Samuel Beckett’s WAITING FOR GODOT may have been setting fires in theatre, but Beckett’s first play specifically for radio, ALL THAT FALL, not only directly led to the inception of the BBC Radiophonic Workshop just to be able to make it; not only is it actually a bit of a skeleton key to understanding Beckett’s work; but it builds, rather than collapses, things.
(One way to enter Beckett’s work is to think of him as an outlier genre writer like Lessing or Vonnegut. ALL THAT FALL is a deconstructed crime story. His ENDGAME is science fiction – and I always found it amusing that it (and maybe GODOT) was the obvious and main influence on the post-apocalypse comedy THE BED SITTING ROOM by Spike Milligan and John Antrobus. WAITING FOR GODOT is Laurel & Hardy’s first horror film.)
I’m wandering. This is the story of a group of men and women at the BBC, in a time we generally conceive of as smotheringly conservative, working to evolve a new art form and introducing challenging and often avant-garde narrative art to a mainstream culture.
I read this for Reasons: to learn the history, and look at the early tools. I grew up with radio drama, and there is still wonderful radio drama being produced – go look for WHO IS ALDRICH KEMP? by Julian Simpson, which is really fun in a modern Steed/Peel AVENGERS way. Alan Bennett’s monologue plays are always most chilling on radio. But you can never be sure what’s been left by the wayside, which routes to the future got overgrown and hidden.
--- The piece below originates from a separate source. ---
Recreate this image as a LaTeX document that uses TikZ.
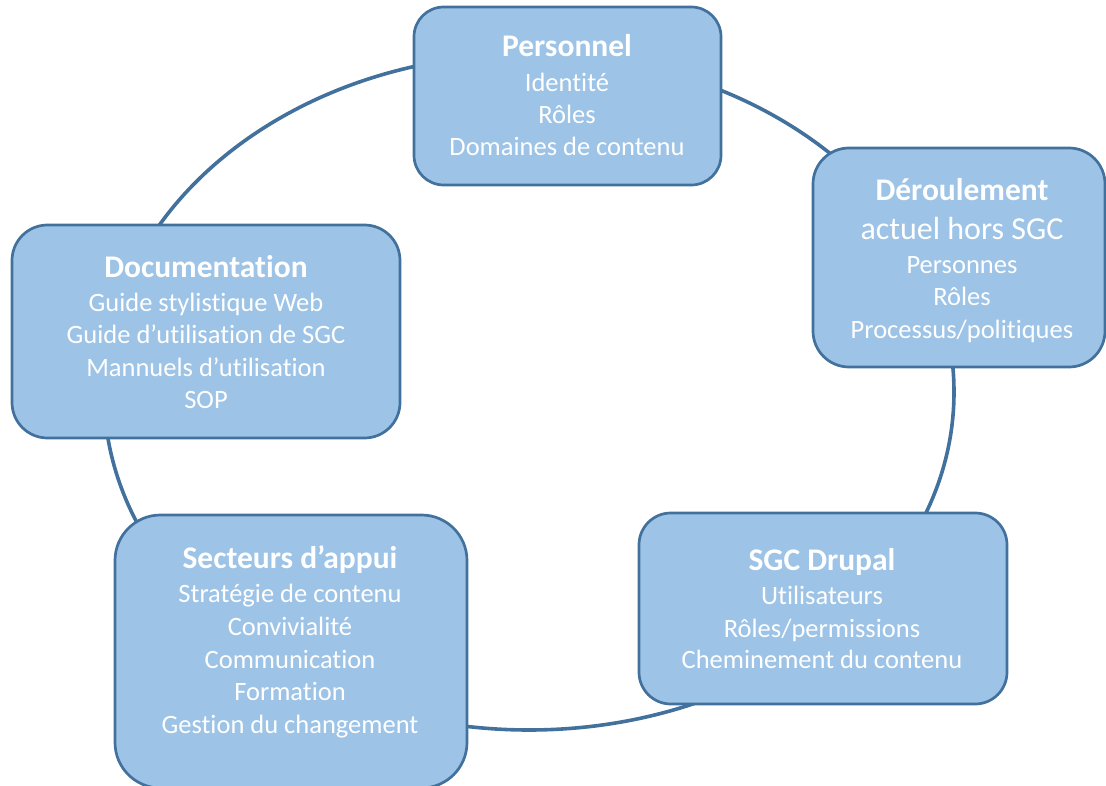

This book did a lot of scything of weeds for me.
There’s an honourable mention of US radio drama, too:
…around the middle of the twentieth century, radio drama in America was not only a ‘theatre of the mind’ but also ‘that as American broadcasters built a theatre in the mind, radio drama necessarily became a theatre about the mind, in an era in which that concept was a site of extraordinary contest’.
…okay, reading back, I’m not sure any of that was useful or made sense, so I will stop here. Good book.